**WHAT IS NEEDED**: Filter the lines below, copying only those with the string "Rebuild".

**DATASET CONTENT**:
* * * * *
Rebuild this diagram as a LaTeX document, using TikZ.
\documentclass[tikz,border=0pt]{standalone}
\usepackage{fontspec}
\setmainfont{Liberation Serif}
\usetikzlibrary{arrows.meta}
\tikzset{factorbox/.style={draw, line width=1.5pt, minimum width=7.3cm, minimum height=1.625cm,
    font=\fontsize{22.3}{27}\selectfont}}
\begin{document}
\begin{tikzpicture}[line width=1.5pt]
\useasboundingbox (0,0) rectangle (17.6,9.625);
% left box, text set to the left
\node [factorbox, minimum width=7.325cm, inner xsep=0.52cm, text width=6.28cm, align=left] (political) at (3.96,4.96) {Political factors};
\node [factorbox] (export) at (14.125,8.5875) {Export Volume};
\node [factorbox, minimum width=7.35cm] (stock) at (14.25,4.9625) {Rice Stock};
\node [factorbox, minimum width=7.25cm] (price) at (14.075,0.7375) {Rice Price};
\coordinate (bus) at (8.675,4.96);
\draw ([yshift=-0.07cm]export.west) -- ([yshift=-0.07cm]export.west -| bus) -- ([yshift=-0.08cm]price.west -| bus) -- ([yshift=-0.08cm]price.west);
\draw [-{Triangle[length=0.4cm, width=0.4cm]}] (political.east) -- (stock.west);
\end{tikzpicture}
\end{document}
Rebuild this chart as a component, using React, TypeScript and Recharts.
* * * * *
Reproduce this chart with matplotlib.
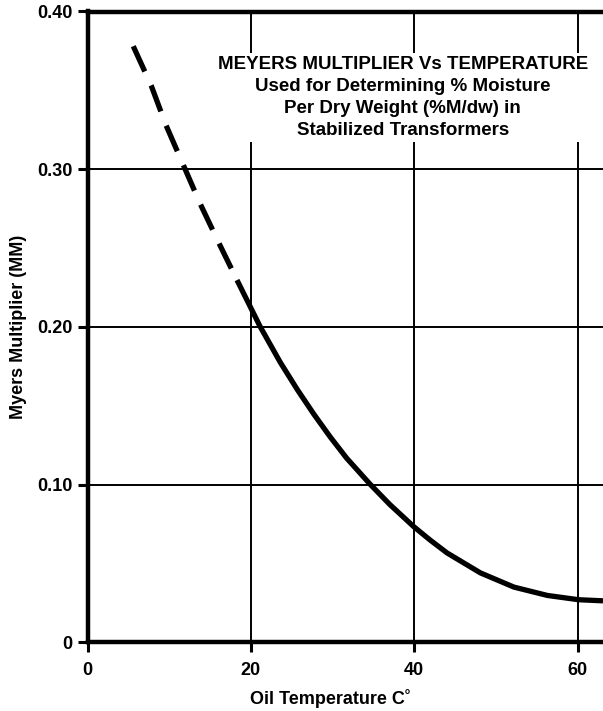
* * * * *
**ANSWER TO THE TASK**:
Rebuild this diagram as a LaTeX document, using TikZ.
Rebuild this chart as a component, using React, TypeScript and Recharts.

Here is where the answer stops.